Without these five conditions being met, Labour would presumably not support the invocation of Article 50. So if, as seems likely, a Conservative government would never meet these five conditions, would there be any real difference in how a Corbyn leadership would handle the situation? 

The fight over the legacy of the referendum is theatrical at times. The mutual mistrust last week played out on the stage in front of a mass televised audience. Some Corbyn supporters jeered Smith as he made the case for another referendum. Smith accused Corbyn of not even voting for Remain, and wouldn’t let it go. But, deep down, the division is really about a difference of emphasis. 

It speaks to a deeper truth about the future of Britain in Europe. During the referendum, the establishment case for Remain floundered because it refused to make the case that unemployment and declining public services were the result of austerity, not immigrants. Being spearheaded by Conservatives, it couldn’t. It fell to the left to offer the ideological counter attack that was needed – and we failed to reach enough people. 

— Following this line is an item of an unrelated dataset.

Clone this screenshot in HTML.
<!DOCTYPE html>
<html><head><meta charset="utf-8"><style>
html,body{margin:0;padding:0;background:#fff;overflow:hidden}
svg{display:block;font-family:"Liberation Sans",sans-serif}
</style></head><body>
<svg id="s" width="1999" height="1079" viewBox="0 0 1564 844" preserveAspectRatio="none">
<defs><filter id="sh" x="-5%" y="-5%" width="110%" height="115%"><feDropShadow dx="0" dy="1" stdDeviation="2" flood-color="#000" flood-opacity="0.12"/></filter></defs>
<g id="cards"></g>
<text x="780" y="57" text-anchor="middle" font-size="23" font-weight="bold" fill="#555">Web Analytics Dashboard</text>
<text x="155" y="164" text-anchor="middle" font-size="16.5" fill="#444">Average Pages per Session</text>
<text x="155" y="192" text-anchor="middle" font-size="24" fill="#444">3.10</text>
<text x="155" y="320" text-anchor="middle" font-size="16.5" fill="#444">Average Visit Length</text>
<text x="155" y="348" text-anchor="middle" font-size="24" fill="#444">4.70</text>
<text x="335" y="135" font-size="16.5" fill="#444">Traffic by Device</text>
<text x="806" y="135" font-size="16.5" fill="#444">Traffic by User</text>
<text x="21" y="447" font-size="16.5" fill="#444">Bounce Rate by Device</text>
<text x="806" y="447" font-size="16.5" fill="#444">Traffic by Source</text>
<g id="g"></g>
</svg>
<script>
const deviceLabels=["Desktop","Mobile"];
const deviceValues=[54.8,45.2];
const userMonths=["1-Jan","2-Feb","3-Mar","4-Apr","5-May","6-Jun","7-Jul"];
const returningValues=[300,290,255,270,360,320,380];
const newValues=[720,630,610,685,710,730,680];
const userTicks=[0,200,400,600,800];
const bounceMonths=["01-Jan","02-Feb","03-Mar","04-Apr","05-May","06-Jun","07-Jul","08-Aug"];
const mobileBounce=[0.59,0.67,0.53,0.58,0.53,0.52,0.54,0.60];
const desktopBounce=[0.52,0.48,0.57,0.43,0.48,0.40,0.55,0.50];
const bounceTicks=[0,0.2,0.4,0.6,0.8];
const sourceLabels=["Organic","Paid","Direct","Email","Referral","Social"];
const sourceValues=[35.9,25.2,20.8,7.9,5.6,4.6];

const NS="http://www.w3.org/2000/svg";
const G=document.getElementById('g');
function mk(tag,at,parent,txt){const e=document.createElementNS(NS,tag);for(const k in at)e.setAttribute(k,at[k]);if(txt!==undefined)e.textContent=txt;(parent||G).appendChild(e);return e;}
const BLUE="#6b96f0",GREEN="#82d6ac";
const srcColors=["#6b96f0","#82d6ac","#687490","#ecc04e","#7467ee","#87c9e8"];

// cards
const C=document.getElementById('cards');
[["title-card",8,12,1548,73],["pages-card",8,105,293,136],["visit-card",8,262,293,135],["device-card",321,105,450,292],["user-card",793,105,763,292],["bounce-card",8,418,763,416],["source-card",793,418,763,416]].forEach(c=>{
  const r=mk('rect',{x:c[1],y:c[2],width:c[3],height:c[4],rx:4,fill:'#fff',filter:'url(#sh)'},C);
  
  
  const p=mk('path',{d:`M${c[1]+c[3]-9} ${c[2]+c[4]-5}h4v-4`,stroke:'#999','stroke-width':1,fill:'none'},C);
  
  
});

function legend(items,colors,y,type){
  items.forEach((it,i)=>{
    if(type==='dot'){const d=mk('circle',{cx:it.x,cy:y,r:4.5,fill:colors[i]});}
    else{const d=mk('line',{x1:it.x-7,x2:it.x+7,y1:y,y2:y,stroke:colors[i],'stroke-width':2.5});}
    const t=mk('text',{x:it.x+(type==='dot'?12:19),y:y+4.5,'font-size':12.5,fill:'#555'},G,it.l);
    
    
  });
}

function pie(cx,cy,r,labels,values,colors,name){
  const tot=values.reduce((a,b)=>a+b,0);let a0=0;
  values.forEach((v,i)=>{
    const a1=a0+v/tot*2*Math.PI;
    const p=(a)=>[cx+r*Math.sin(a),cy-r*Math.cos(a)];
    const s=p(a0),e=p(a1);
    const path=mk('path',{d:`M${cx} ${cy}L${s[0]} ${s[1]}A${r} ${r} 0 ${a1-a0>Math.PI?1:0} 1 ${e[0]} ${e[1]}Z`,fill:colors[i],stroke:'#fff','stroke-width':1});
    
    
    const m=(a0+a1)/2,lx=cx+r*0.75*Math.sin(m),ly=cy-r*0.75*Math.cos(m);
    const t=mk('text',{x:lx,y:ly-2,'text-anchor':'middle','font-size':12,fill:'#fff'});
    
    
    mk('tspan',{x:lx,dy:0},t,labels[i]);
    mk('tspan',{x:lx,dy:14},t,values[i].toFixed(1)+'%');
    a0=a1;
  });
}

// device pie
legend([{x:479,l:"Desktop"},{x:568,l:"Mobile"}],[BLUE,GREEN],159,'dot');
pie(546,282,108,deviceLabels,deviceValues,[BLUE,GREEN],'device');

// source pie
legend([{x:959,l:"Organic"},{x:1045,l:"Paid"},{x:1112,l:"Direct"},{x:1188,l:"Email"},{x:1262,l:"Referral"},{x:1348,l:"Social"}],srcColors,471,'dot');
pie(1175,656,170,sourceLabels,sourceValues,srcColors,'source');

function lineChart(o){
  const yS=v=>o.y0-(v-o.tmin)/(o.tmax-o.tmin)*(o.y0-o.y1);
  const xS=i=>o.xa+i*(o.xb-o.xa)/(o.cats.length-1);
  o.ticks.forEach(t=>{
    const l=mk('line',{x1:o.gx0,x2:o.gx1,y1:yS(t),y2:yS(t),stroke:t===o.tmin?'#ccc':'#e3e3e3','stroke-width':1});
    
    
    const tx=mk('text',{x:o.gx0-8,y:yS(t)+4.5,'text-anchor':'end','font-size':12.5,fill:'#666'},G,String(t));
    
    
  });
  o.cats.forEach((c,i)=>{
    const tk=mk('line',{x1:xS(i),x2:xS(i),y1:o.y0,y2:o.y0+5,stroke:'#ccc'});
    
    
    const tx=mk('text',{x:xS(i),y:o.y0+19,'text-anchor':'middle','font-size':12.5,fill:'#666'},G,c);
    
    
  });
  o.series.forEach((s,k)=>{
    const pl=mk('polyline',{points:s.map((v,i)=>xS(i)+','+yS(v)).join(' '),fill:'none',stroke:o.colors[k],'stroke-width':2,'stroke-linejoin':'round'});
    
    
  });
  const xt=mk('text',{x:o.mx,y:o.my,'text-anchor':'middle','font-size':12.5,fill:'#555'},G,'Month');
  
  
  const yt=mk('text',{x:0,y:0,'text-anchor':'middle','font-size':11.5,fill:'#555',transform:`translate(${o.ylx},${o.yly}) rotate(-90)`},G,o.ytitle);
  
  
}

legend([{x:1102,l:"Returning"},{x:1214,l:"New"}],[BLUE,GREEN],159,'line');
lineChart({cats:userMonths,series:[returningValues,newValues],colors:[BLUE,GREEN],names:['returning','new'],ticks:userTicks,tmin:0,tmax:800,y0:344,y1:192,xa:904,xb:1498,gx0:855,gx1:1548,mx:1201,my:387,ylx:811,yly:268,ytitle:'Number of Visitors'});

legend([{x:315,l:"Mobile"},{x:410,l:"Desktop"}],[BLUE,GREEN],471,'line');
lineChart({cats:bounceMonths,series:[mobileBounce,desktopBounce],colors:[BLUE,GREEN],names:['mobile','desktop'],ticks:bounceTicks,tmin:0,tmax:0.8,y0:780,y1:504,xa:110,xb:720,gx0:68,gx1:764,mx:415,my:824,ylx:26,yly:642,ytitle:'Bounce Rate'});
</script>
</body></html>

As a result, what we got was a popular mandate for petty racism and a potentially long-term shift to the right in British politics, endangering a whole raft of workplace and legal protections along the way. Now that it has happened, anyone who really hopes to overcome either Brexit, or the meaning of Brexit, has to address the core attitudes and debates at their root. Then as now, it is only clear left-wing ideas – free from any attempt to triangulate towards anti-migrant sentiment– that can have any hope of success. 

The real dividing lines in Labour are not about the EU. If they were, the Eurosceptic Frank Field would not be backing Smith. For all that it may be convenient to deny it, Europe was once, briefly, the issue that united the Labour Party. One day, the issues at stake in the referendum may do so again – but only if Labour consolidates itself around a strategy for convincing people of ideas, rather than simply reaching for procedural levers.